03:54 pm - Oh yeah... Live Journal

So Sean reminded me that Live Journal exists and that I DO in face have an account.  So maybe I should blog?  I don't know, call me crazy.  Everyone else does. 

So, I guess a lot has happened since my last post like TWO YEARS ago.  First off, I'm no longer a hermit.  I got tired of being solo, but I am still solo ironically.  I've done the dating thing, the sex thing, the friend thing... the you name it thing.  I've done it with the exception of a relationship.  I guess there were a few guys who wanted one, but for whatever reason it didn't happen.  I was a little too distant or not interested enough.  Or he was too busy or I was too busy... and it sorta slipped away. 

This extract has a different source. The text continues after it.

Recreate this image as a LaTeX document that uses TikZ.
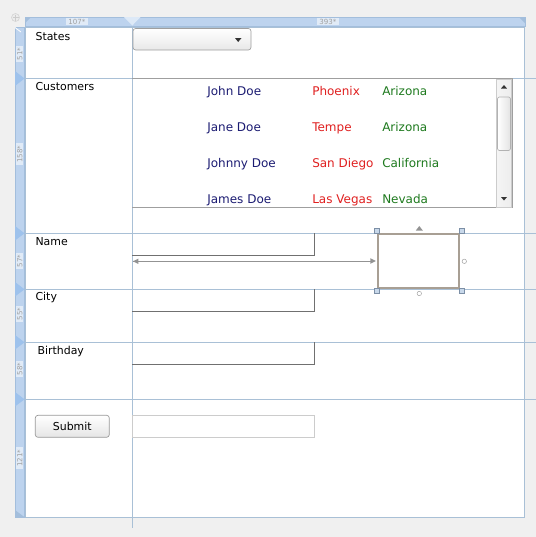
\documentclass[tikz,border=0pt]{standalone}
\usepackage{fontspec}
\setmainfont{DejaVu Sans}
\usetikzlibrary{positioning}

\definecolor{bggray}{HTML}{F0F0F0}
\definecolor{rulerblue}{HTML}{BDD3EE}
\definecolor{rulerline}{HTML}{A3BEDC}
\definecolor{markblue}{HTML}{9EC2EC}
\definecolor{markpale}{HTML}{DDE9F7}
\definecolor{gridline}{HTML}{A9C0D6}
\definecolor{boxline}{HTML}{707070}
\definecolor{navytext}{HTML}{1B1B72}
\definecolor{redtext}{HTML}{E02020}
\definecolor{greentext}{HTML}{1E7A1E}
\definecolor{selframe}{HTML}{A89F94}
\definecolor{handle}{HTML}{C8D8EA}
\definecolor{handleline}{HTML}{7C8FA6}

\begin{document}
\begin{tikzpicture}[x=0.75pt,y=-0.75pt,
    lbl/.style={anchor=base west,inner sep=0,font=\fontsize{8.2}{10}\selectfont},
    item/.style={anchor=base west,inner sep=0,font=\fontsize{9}{11}\selectfont},
    rulertext/.style={inner xsep=1.5,inner ysep=0.6,fill=rulerblue!45!white,text=gray!75,font=\fontsize{5.3}{6}\selectfont},
    grid/.style={draw=gridline,line width=0.75pt},
    tbox/.style={draw=boxline,line width=0.75pt},
    knob/.style={fill=handle,draw=handleline,line width=0.4pt}]

    % Background and frame
    \fill[bggray] (0,0) rectangle (536,537);
    \useasboundingbox (0,0) rectangle (536,537);
    \fill[white] (25,27) rectangle (524.3,517.3);

    % Rulers
    \filldraw[fill=rulerblue,draw=rulerline,line width=0.4pt] (25,17) -- (525,17) -- (525,26) -- (25,26) -- cycle;
    \fill[rulerline] (519,17) -- (525,17) -- (525,23) -- cycle;
    \filldraw[fill=rulerblue,draw=rulerline,line width=0.4pt] (15,27) -- (24.7,27) -- (24.7,517.3) -- (15,517.3) -- cycle;
    \fill[rulerline] (15,510) -- (24.7,517.3) -- (15,517.3) -- cycle;
    \fill[rulerline] (25,17) -- (31,17) -- (25,23) -- cycle;
    \fill[markpale] (124,17) -- (132.3,25.5) -- (140.5,17) -- cycle;
    \draw[white,line width=0.6pt] (15,27.5) -- (21,32);
    \node[rulertext] (w1) at (77,21.5) {107*};
    \node[rulertext] (w2) at (328,21.5) {393*};
    \node[rulertext,rotate=90] (h1) at (19.8,54) {51*};
    \node[rulertext,rotate=90] (h2) at (19.8,154) {158*};
    \node[rulertext,rotate=90] (h3) at (19.8,261) {57*};
    \node[rulertext,rotate=90] (h4) at (19.8,314) {55*};
    \node[rulertext,rotate=90] (h5) at (19.8,369) {58*};
    \node[rulertext,rotate=90] (h6) at (19.8,458) {121*};

    % Move handle
    \filldraw[fill=gray!15,draw=gray!35,line width=0.4pt] (15.5,17.5) circle (4);
    \draw[gray!40,line width=0.4pt] (12.5,17.5) -- (18.5,17.5) (15.5,14.5) -- (15.5,20.5);

    % Grid lines
    \draw[grid] (132.3,26) -- (132.3,527.5);
    \draw[grid] (24.7,78.5) -- (536,78.5);
    \draw[grid] (24.7,233.3) -- (536,233.3);
    \draw[grid] (24.7,289.3) -- (536,289.3);
    \draw[grid] (24.7,342.3) -- (536,342.3);
    \draw[grid] (24.7,399.3) -- (536,399.3);
    \draw[draw=gridline,line width=0.75pt] (25,27) rectangle (524.3,517.3);

    % Row markers on the left ruler
    \fill[markblue] (15,71) -- (24.5,78.5) -- (15,86) -- cycle;
    \fill[markblue] (15,226) -- (24.5,233.3) -- (15,240.5) -- cycle;
    \fill[markblue] (15,282) -- (24.5,289.3) -- (15,296.5) -- cycle;
    \fill[markblue] (15,335) -- (24.5,342.3) -- (15,349.5) -- cycle;
    \fill[markblue] (15,392) -- (24.5,399.3) -- (15,406.5) -- cycle;

    % Labels, first column
    \node[lbl] (states) at (35.3,40) {States};
    \node[lbl] (customers) at (35.3,90) {Customers};
    \node[lbl] (name) at (35.3,245) {Name};
    \node[lbl] (city) at (35.3,300.7) {City};
    \node[lbl] (birthday) at (37.3,354) {Birthday};

    % Combo box
    \draw[rounded corners=2,top color=white,bottom color=gray!18,draw=gray!75,line width=0.5pt] (133,28.5) rectangle (251,50);
    \fill[black!80] (235,38) -- (241.5,38) -- (238.2,42) -- cycle;

    % List box with scroll bar
    \draw[draw=gray!75,line width=0.6pt] (132.3,78.5) -- (512,78.5) -- (512,207.3) -- (132.3,207.3);
    \filldraw[left color=gray!8,right color=gray!14,draw=gray!40,line width=0.4pt] (496,79) rectangle (511.5,206.8);
    \draw[rounded corners=1.5,left color=white,right color=gray!22,draw=gray!60,line width=0.5pt] (497.5,97) rectangle (510.5,150.5);
    \fill[black!80] (501,88.5) -- (507,88.5) -- (504,85) -- cycle;
    \fill[black!80] (501,197) -- (507,197) -- (504,200.5) -- cycle;

    \node[item,text=navytext] (n1) at (207,95) {John Doe};
    \node[item,text=redtext] (c1) at (312,95) {Phoenix};
    \node[item,text=greentext] (s1) at (382,95) {Arizona};
    \node[item,text=navytext] (n2) at (207,131) {Jane Doe};
    \node[item,text=redtext] (c2) at (312,131) {Tempe};
    \node[item,text=greentext] (s2) at (382,131) {Arizona};
    \node[item,text=navytext] (n3) at (207,167) {Johnny Doe};
    \node[item,text=redtext] (c3) at (312,167) {San Diego};
    \node[item,text=greentext] (s3) at (382,167) {California};
    \node[item,text=navytext] (n4) at (207,203) {James Doe};
    \node[item,text=redtext] (c4) at (312,203) {Las Vegas};
    \node[item,text=greentext] (s4) at (382,203) {Nevada};

    % Text boxes
    \draw[tbox] (132.3,255.3) -| (314.3,233.3);
    \draw[tbox] (132.3,311.3) -| (314.3,289.3);
    \draw[tbox] (132.3,364) -| (314.3,342.3);
    \draw[draw=gray!40,line width=0.6pt] (132.3,415.3) rectangle (314.3,437.3);

    % Submit button
    \draw[rounded corners=2,top color=white,bottom color=gray!20,draw=gray!80,line width=0.5pt] (35.3,415.3) rectangle (109.3,437.3);
    \node[inner sep=0,font=\fontsize{8.2}{10}\selectfont] (submit) at (72.3,426.3) {Submit};

    % Selected element with adorners
    \node[draw=selframe,line width=1.4pt,minimum width=81pt*0.75,minimum height=54pt*0.75,inner sep=0] (sel) at (418.8,261) {};
    \coordinate (colA) at (132.8,261.3);
    \draw[gray!85,line width=0.5pt] (372,261.3) -- (colA);
    \fill[gray!85] (colA) -- ++(5.5,-2.6) -- ++(0,5.2) -- cycle;
    \fill[gray!85] (sel.west) ++(-1.5,0) -- ++(-5.5,2.8) -- ++(0,-5.6) -- cycle;
    \fill[gray!85] (419.3,226) -- (415.8,230.5) -- (422.8,230.5) -- cycle;
    \draw[gray!70,line width=0.4pt] (464.3,261.3) circle (2.2);
    \draw[gray!70,line width=0.4pt] (419.3,293.5) circle (2.2);
    \draw[knob] (373.8,228.5) rectangle (378.8,233.5);
    \draw[knob] (459.5,228.5) rectangle (464.5,233.5);
    \draw[knob] (373.8,288.5) rectangle (378.8,293.5);
    \draw[knob] (459.5,288.5) rectangle (464.5,293.5);

\end{tikzpicture}
\end{document}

I'm at the point where I wish I could fall in love, but I feel blocked to it.  I can't tell if it is one of two things.  The first could be that I've been hurt so much (mainly from Jamie and a little more from Bryan) that I am going to hold myself back from that all encompassing power and loss of control.  As much as I cared for Jeffrey, I'm not sure I could say I TRULY loved him.  Then again, I'm looking back from an objective stand point so that might not be a fair assessment either.  The other thing is that maybe I'm just older now.  I'm more attuned to myself and what I like and what I want, and it is going to take A LOT more to truly feel love.  I realize I've fallen for guys with "issues" in the past because of my nurture nature.  I want to help people, help them with problems, see them through rough times, etc.  This means I usually end up with psychopaths and unstable assholes. 

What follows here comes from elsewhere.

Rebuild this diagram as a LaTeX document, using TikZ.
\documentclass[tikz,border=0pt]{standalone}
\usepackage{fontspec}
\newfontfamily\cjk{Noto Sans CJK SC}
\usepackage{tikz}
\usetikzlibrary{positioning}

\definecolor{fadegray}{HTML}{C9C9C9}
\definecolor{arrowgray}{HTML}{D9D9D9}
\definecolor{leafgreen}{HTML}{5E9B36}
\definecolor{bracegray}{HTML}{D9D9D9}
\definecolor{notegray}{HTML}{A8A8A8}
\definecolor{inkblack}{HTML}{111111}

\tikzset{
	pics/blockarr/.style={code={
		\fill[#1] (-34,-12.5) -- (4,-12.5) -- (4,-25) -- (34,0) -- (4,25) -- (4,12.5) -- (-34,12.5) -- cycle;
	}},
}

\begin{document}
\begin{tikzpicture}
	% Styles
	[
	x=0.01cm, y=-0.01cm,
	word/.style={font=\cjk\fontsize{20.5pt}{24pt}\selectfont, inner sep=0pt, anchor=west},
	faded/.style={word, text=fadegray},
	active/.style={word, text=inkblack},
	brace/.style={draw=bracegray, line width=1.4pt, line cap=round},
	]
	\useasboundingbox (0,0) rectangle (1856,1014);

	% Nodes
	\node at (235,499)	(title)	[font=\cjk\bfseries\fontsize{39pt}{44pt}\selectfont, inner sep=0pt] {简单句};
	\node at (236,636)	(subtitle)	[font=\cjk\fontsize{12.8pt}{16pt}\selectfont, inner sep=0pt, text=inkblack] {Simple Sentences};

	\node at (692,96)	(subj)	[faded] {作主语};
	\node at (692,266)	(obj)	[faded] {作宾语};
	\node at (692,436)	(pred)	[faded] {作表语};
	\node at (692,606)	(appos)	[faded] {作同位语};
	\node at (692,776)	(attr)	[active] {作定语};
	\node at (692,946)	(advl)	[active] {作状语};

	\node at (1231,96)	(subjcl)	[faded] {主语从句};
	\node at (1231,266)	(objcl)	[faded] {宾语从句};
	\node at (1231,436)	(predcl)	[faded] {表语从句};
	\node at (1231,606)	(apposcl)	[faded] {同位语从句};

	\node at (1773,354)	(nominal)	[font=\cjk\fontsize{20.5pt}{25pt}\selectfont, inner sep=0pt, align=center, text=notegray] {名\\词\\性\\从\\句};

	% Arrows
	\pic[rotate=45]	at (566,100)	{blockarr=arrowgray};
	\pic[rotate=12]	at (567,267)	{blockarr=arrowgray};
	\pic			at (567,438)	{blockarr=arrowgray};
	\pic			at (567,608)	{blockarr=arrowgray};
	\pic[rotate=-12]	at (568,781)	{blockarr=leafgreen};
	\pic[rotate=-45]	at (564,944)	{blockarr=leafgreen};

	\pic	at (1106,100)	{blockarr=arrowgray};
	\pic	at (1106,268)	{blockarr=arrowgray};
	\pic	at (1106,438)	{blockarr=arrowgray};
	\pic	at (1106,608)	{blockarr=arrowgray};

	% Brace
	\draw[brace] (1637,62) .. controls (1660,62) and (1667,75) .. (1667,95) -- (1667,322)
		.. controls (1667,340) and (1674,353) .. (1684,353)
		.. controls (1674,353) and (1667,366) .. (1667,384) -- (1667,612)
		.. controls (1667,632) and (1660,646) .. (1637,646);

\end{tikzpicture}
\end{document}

I have so much going on in my life that I don't have a lot of time I can commit to a man.  Without that kind of time, I don't see how a good rapport can be made because ... let's face it, I'm a bit flighty.  They live in VB or Richmond like 45+ minutes away.... so that would be losing 90+ min a day in travel.  Juggle that with work, a dog, and the gym... and then I can't sleep.   So I feel like I'm in this "No Man's Land" (no pun intended lol) where I would love a relationship, but I'm unwilling to put the effort into one because I know they just don't work anyways.  If it works, it'll work without me having to throw all this extra energy into it.  Because I'm not putting extra energy into it, they aren't working, so it is a bit of a catch 22.